> [TASK DIRECTIONS]: Transcribe the material in full. Nothing should differ except that the pictures are left out.

=======

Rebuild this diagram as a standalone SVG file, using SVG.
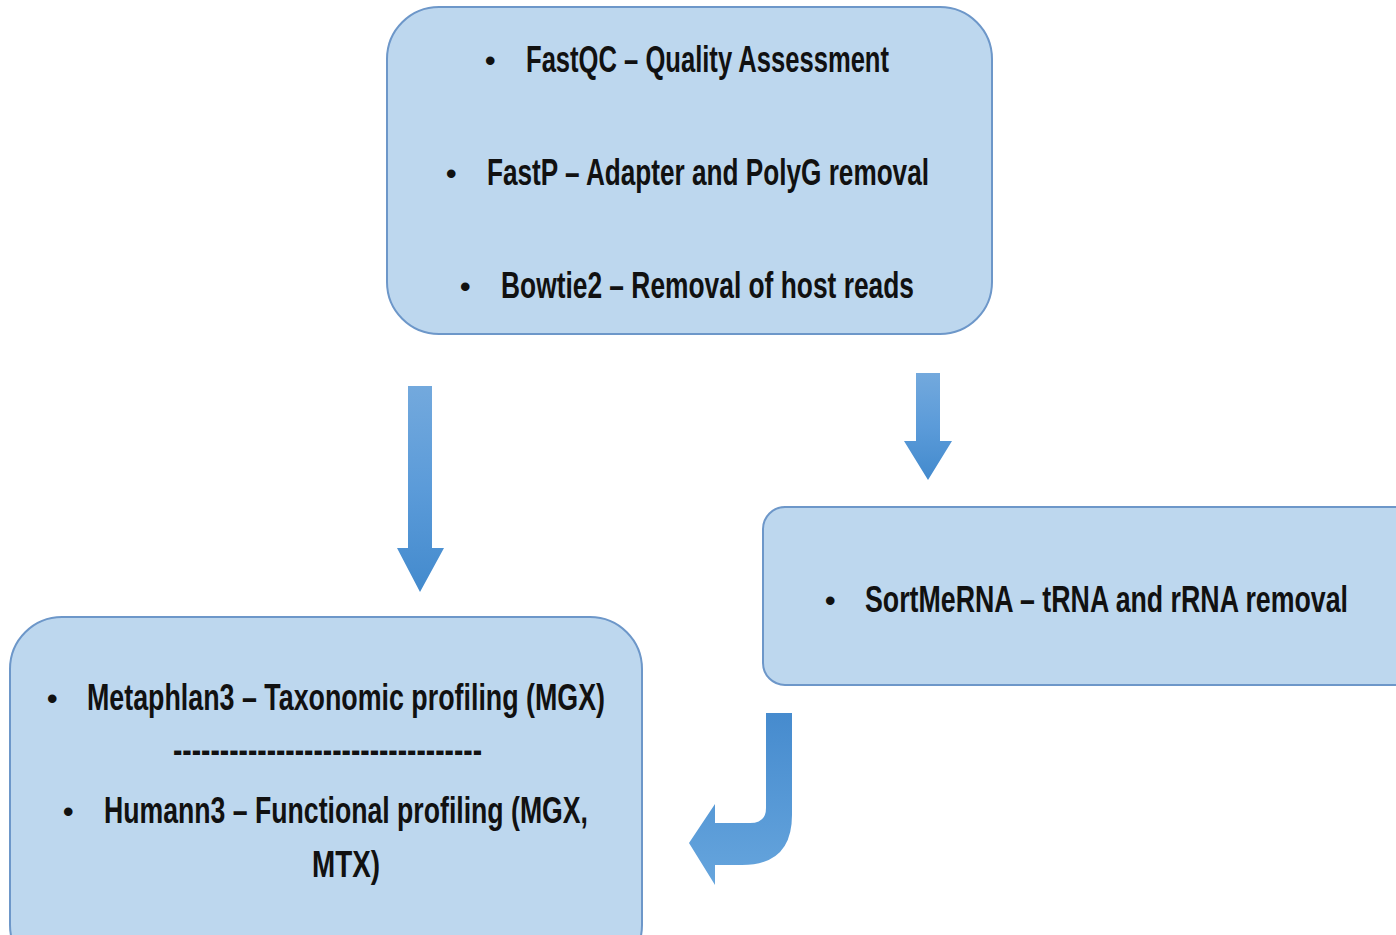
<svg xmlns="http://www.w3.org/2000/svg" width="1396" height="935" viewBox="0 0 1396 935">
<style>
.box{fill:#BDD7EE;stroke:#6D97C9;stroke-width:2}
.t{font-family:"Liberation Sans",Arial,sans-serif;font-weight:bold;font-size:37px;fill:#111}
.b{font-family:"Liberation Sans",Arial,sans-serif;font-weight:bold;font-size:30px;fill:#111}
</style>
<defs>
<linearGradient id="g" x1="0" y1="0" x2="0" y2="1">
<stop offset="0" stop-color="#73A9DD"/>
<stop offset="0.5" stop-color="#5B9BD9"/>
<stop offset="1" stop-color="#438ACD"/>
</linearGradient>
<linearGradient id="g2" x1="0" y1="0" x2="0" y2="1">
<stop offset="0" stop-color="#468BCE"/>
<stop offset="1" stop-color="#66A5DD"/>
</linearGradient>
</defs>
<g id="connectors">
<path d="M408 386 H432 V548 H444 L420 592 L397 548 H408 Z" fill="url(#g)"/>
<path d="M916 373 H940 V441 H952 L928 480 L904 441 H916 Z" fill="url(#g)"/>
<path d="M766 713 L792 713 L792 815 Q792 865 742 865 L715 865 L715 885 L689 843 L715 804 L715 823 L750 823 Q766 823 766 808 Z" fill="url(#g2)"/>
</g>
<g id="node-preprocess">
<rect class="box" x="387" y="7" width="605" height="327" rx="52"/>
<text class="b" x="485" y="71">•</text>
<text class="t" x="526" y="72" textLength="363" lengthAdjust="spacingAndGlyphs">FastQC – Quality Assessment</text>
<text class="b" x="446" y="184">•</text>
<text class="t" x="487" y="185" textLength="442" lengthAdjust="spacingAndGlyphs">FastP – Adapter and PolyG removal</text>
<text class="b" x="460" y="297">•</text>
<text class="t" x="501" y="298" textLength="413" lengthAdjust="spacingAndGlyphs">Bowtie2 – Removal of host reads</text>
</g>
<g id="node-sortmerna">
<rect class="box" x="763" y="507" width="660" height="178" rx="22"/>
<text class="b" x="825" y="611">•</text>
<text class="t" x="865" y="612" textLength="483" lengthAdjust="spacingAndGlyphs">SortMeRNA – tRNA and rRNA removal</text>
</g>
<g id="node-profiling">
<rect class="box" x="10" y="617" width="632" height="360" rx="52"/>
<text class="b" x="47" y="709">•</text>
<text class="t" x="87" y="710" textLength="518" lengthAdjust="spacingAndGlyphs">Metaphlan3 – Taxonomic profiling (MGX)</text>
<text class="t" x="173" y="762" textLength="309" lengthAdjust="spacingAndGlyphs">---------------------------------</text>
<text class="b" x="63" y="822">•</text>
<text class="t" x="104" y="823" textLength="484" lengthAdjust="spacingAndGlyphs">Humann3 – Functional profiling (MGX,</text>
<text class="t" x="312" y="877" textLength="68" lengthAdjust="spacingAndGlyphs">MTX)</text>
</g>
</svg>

=======

> [SOLUTION TO THIS EXERCISE]:
Rebuild this diagram as a standalone SVG file, using SVG.
<svg xmlns="http://www.w3.org/2000/svg" width="1396" height="935" viewBox="0 0 1396 935">
<style>
.box{fill:#BDD7EE;stroke:#6D97C9;stroke-width:2}
.t{font-family:"Liberation Sans",Arial,sans-serif;font-weight:bold;font-size:37px;fill:#111}
.b{font-family:"Liberation Sans",Arial,sans-serif;font-weight:bold;font-size:30px;fill:#111}
</style>
<defs>
<linearGradient id="g" x1="0" y1="0" x2="0" y2="1">
<stop offset="0" stop-color="#73A9DD"/>
<stop offset="0.5" stop-color="#5B9BD9"/>
<stop offset="1" stop-color="#438ACD"/>
</linearGradient>
<linearGradient id="g2" x1="0" y1="0" x2="0" y2="1">
<stop offset="0" stop-color="#468BCE"/>
<stop offset="1" stop-color="#66A5DD"/>
</linearGradient>
</defs>
<g id="connectors">
<path d="M408 386 H432 V548 H444 L420 592 L397 548 H408 Z" fill="url(#g)"/>
<path d="M916 373 H940 V441 H952 L928 480 L904 441 H916 Z" fill="url(#g)"/>
<path d="M766 713 L792 713 L792 815 Q792 865 742 865 L715 865 L715 885 L689 843 L715 804 L715 823 L750 823 Q766 823 766 808 Z" fill="url(#g2)"/>
</g>
<g id="node-preprocess">
<rect class="box" x="387" y="7" width="605" height="327" rx="52"/>
<text class="b" x="485" y="71">•</text>
<text class="t" x="526" y="72" textLength="363" lengthAdjust="spacingAndGlyphs">FastQC – Quality Assessment</text>
<text class="b" x="446" y="184">•</text>
<text class="t" x="487" y="185" textLength="442" lengthAdjust="spacingAndGlyphs">FastP – Adapter and PolyG removal</text>
<text class="b" x="460" y="297">•</text>
<text class="t" x="501" y="298" textLength="413" lengthAdjust="spacingAndGlyphs">Bowtie2 – Removal of host reads</text>
</g>
<g id="node-sortmerna">
<rect class="box" x="763" y="507" width="660" height="178" rx="22"/>
<text class="b" x="825" y="611">•</text>
<text class="t" x="865" y="612" textLength="483" lengthAdjust="spacingAndGlyphs">SortMeRNA – tRNA and rRNA removal</text>
</g>
<g id="node-profiling">
<rect class="box" x="10" y="617" width="632" height="360" rx="52"/>
<text class="b" x="47" y="709">•</text>
<text class="t" x="87" y="710" textLength="518" lengthAdjust="spacingAndGlyphs">Metaphlan3 – Taxonomic profiling (MGX)</text>
<text class="t" x="173" y="762" textLength="309" lengthAdjust="spacingAndGlyphs">---------------------------------</text>
<text class="b" x="63" y="822">•</text>
<text class="t" x="104" y="823" textLength="484" lengthAdjust="spacingAndGlyphs">Humann3 – Functional profiling (MGX,</text>
<text class="t" x="312" y="877" textLength="68" lengthAdjust="spacingAndGlyphs">MTX)</text>
</g>
</svg>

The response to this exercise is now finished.